Restate the listing below word for word, omitting any images.

※

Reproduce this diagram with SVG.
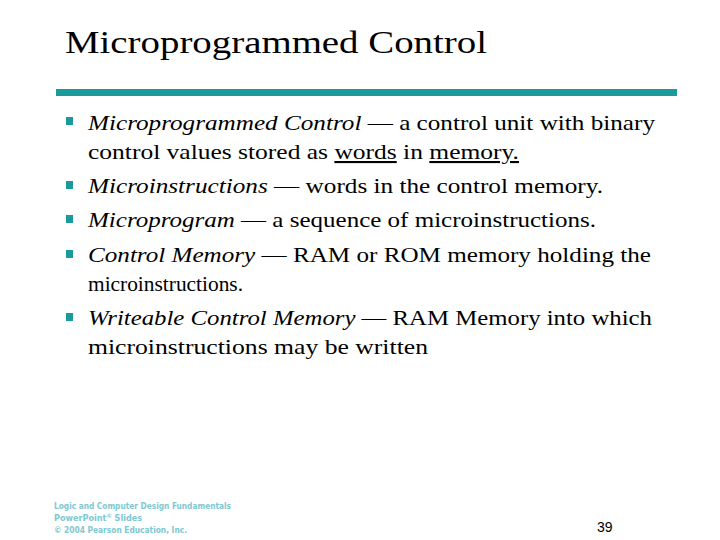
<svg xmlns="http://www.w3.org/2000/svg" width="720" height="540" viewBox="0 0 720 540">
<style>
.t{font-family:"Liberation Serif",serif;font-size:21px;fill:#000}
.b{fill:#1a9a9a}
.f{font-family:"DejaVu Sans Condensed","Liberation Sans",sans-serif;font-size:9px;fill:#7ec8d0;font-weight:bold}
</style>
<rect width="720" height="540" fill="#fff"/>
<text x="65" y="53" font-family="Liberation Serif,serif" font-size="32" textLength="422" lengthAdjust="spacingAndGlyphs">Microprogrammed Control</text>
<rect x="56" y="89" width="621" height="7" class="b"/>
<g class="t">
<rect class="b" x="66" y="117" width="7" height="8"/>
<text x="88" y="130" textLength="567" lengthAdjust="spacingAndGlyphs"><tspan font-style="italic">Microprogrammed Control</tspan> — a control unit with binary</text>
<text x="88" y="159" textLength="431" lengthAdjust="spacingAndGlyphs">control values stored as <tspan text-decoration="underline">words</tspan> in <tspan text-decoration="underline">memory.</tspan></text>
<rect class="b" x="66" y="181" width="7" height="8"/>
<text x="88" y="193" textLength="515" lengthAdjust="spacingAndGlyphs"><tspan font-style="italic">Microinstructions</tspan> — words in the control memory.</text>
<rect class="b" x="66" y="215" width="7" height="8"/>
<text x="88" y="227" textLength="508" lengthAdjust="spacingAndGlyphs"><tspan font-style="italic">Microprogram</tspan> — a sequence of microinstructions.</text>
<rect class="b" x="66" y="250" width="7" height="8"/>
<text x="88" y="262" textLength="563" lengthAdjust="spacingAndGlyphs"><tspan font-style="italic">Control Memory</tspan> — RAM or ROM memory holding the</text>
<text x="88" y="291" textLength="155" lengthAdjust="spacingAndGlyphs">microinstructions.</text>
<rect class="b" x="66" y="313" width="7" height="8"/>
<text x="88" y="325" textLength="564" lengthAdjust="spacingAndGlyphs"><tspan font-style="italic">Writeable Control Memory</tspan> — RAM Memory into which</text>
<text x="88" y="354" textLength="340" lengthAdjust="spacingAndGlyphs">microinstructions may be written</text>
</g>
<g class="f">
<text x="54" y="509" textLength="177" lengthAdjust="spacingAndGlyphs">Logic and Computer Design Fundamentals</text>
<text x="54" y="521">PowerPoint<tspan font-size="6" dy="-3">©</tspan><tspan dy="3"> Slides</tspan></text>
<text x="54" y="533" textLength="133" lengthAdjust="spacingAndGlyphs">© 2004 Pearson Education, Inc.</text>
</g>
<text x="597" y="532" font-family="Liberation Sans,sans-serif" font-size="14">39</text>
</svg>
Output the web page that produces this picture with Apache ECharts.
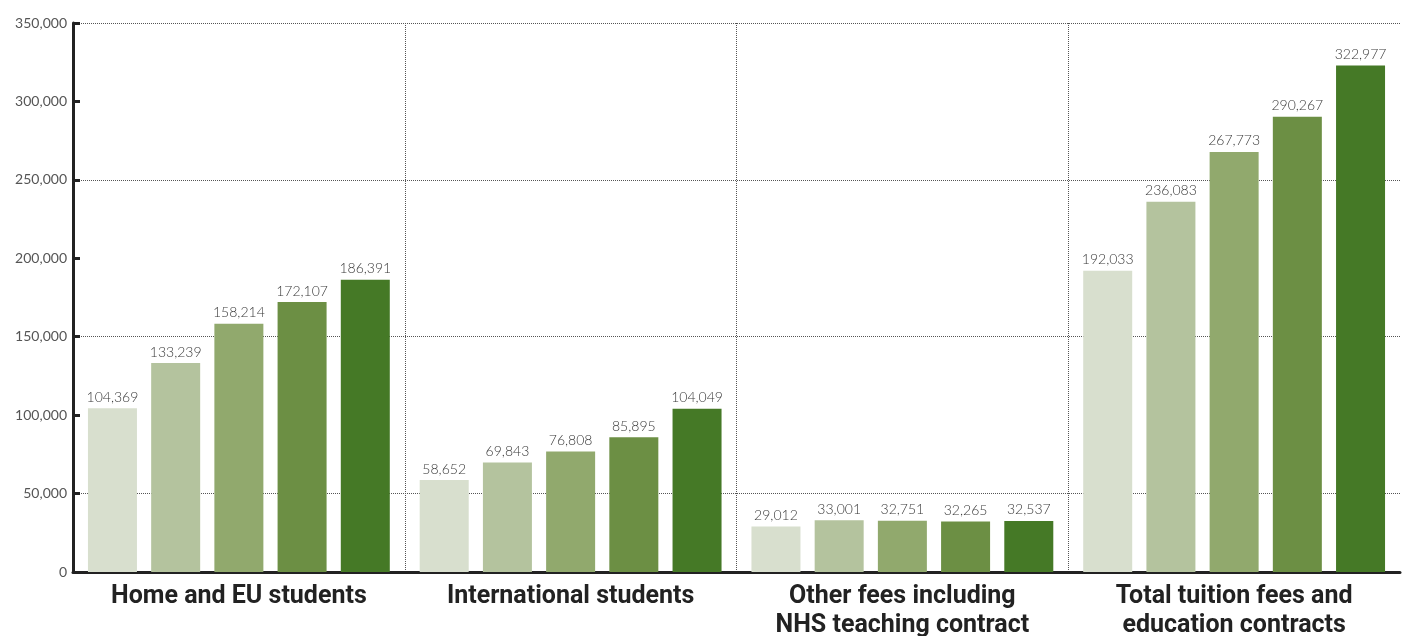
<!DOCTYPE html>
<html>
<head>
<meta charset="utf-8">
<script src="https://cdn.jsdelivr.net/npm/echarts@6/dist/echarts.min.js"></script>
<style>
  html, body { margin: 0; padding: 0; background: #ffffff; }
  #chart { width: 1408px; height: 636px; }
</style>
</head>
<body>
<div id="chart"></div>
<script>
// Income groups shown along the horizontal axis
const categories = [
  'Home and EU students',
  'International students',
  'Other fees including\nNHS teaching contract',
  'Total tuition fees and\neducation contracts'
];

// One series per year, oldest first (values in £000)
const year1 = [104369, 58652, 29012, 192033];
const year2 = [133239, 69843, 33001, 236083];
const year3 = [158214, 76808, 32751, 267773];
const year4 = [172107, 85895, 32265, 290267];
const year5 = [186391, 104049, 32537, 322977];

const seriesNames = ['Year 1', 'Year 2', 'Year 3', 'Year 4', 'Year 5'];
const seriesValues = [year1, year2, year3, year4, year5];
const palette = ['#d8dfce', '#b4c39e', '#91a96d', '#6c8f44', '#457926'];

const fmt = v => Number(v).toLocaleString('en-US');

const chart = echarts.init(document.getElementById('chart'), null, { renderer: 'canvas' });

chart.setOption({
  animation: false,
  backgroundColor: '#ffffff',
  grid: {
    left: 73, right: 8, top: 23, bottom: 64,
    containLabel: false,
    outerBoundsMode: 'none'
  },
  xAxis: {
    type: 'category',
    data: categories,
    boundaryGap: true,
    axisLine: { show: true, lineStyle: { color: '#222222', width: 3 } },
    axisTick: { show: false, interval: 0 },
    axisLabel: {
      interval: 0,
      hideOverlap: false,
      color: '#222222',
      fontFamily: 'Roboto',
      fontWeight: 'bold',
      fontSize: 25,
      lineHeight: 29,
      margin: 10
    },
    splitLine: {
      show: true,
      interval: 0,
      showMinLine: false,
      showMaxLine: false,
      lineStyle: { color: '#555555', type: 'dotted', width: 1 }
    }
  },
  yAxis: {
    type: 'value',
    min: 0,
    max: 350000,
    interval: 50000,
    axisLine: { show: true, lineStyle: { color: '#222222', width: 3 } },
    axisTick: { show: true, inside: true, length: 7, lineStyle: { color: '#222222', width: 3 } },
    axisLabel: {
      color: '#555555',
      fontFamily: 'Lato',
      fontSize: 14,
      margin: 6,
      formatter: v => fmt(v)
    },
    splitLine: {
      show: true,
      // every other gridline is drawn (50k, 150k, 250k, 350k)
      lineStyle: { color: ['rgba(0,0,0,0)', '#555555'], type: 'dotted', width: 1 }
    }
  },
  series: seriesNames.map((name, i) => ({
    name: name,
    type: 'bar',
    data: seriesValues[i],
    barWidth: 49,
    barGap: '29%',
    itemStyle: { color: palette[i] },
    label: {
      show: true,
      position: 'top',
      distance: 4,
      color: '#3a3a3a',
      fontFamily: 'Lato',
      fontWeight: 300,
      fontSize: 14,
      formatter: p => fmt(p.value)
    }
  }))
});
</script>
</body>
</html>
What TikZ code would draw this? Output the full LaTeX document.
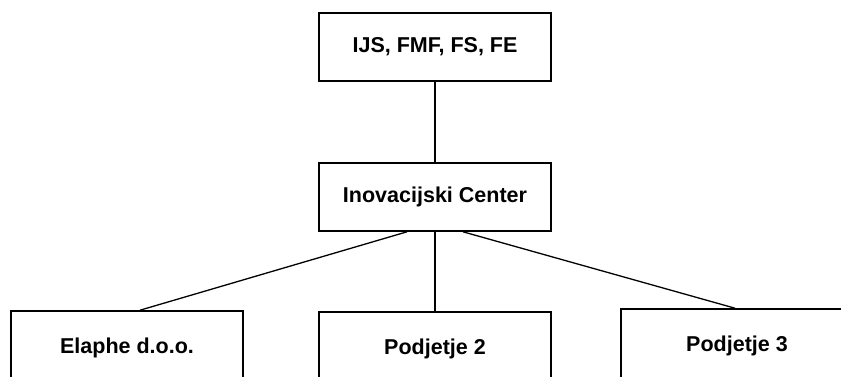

※

SOLUTION TO THE PROBLEM →
Reproduce this diagram with SVG.
<svg xmlns="http://www.w3.org/2000/svg" width="720" height="540" viewBox="0 0 720 540">
<style>
.t{font-family:"Liberation Serif",serif;font-size:21px;fill:#000}
.b{fill:#1a9a9a}
.f{font-family:"DejaVu Sans Condensed","Liberation Sans",sans-serif;font-size:9px;fill:#7ec8d0;font-weight:bold}
</style>
<rect width="720" height="540" fill="#fff"/>
<text x="65" y="53" font-family="Liberation Serif,serif" font-size="32" textLength="422" lengthAdjust="spacingAndGlyphs">Microprogrammed Control</text>
<rect x="56" y="89" width="621" height="7" class="b"/>
<g class="t">
<rect class="b" x="66" y="117" width="7" height="8"/>
<text x="88" y="130" textLength="567" lengthAdjust="spacingAndGlyphs"><tspan font-style="italic">Microprogrammed Control</tspan> — a control unit with binary</text>
<text x="88" y="159" textLength="431" lengthAdjust="spacingAndGlyphs">control values stored as <tspan text-decoration="underline">words</tspan> in <tspan text-decoration="underline">memory.</tspan></text>
<rect class="b" x="66" y="181" width="7" height="8"/>
<text x="88" y="193" textLength="515" lengthAdjust="spacingAndGlyphs"><tspan font-style="italic">Microinstructions</tspan> — words in the control memory.</text>
<rect class="b" x="66" y="215" width="7" height="8"/>
<text x="88" y="227" textLength="508" lengthAdjust="spacingAndGlyphs"><tspan font-style="italic">Microprogram</tspan> — a sequence of microinstructions.</text>
<rect class="b" x="66" y="250" width="7" height="8"/>
<text x="88" y="262" textLength="563" lengthAdjust="spacingAndGlyphs"><tspan font-style="italic">Control Memory</tspan> — RAM or ROM memory holding the</text>
<text x="88" y="291" textLength="155" lengthAdjust="spacingAndGlyphs">microinstructions.</text>
<rect class="b" x="66" y="313" width="7" height="8"/>
<text x="88" y="325" textLength="564" lengthAdjust="spacingAndGlyphs"><tspan font-style="italic">Writeable Control Memory</tspan> — RAM Memory into which</text>
<text x="88" y="354" textLength="340" lengthAdjust="spacingAndGlyphs">microinstructions may be written</text>
</g>
<g class="f">
<text x="54" y="509" textLength="177" lengthAdjust="spacingAndGlyphs">Logic and Computer Design Fundamentals</text>
<text x="54" y="521">PowerPoint<tspan font-size="6" dy="-3">©</tspan><tspan dy="3"> Slides</tspan></text>
<text x="54" y="533" textLength="133" lengthAdjust="spacingAndGlyphs">© 2004 Pearson Education, Inc.</text>
</g>
<text x="597" y="532" font-family="Liberation Sans,sans-serif" font-size="14">39</text>
</svg>
Output the web page that produces this picture with Apache ECharts.
<!DOCTYPE html>
<html>
<head>
<meta charset="utf-8">
<script src="https://cdn.jsdelivr.net/npm/echarts@6/dist/echarts.min.js"></script>
<style>
  html, body { margin: 0; padding: 0; background: #ffffff; }
  #chart { width: 1408px; height: 636px; }
</style>
</head>
<body>
<div id="chart"></div>
<script>
// Income groups shown along the horizontal axis
const categories = [
  'Home and EU students',
  'International students',
  'Other fees including\nNHS teaching contract',
  'Total tuition fees and\neducation contracts'
];

// One series per year, oldest first (values in £000)
const year1 = [104369, 58652, 29012, 192033];
const year2 = [133239, 69843, 33001, 236083];
const year3 = [158214, 76808, 32751, 267773];
const year4 = [172107, 85895, 32265, 290267];
const year5 = [186391, 104049, 32537, 322977];

const seriesNames = ['Year 1', 'Year 2', 'Year 3', 'Year 4', 'Year 5'];
const seriesValues = [year1, year2, year3, year4, year5];
const palette = ['#d8dfce', '#b4c39e', '#91a96d', '#6c8f44', '#457926'];

const fmt = v => Number(v).toLocaleString('en-US');

const chart = echarts.init(document.getElementById('chart'), null, { renderer: 'canvas' });

chart.setOption({
  animation: false,
  backgroundColor: '#ffffff',
  grid: {
    left: 73, right: 8, top: 23, bottom: 64,
    containLabel: false,
    outerBoundsMode: 'none'
  },
  xAxis: {
    type: 'category',
    data: categories,
    boundaryGap: true,
    axisLine: { show: true, lineStyle: { color: '#222222', width: 3 } },
    axisTick: { show: false, interval: 0 },
    axisLabel: {
      interval: 0,
      hideOverlap: false,
      color: '#222222',
      fontFamily: 'Roboto',
      fontWeight: 'bold',
      fontSize: 25,
      lineHeight: 29,
      margin: 10
    },
    splitLine: {
      show: true,
      interval: 0,
      showMinLine: false,
      showMaxLine: false,
      lineStyle: { color: '#555555', type: 'dotted', width: 1 }
    }
  },
  yAxis: {
    type: 'value',
    min: 0,
    max: 350000,
    interval: 50000,
    axisLine: { show: true, lineStyle: { color: '#222222', width: 3 } },
    axisTick: { show: true, inside: true, length: 7, lineStyle: { color: '#222222', width: 3 } },
    axisLabel: {
      color: '#555555',
      fontFamily: 'Lato',
      fontSize: 14,
      margin: 6,
      formatter: v => fmt(v)
    },
    splitLine: {
      show: true,
      // every other gridline is drawn (50k, 150k, 250k, 350k)
      lineStyle: { color: ['rgba(0,0,0,0)', '#555555'], type: 'dotted', width: 1 }
    }
  },
  series: seriesNames.map((name, i) => ({
    name: name,
    type: 'bar',
    data: seriesValues[i],
    barWidth: 49,
    barGap: '29%',
    itemStyle: { color: palette[i] },
    label: {
      show: true,
      position: 'top',
      distance: 4,
      color: '#3a3a3a',
      fontFamily: 'Lato',
      fontWeight: 300,
      fontSize: 14,
      formatter: p => fmt(p.value)
    }
  }))
});
</script>
</body>
</html>
What TikZ code would draw this? Output the full LaTeX document.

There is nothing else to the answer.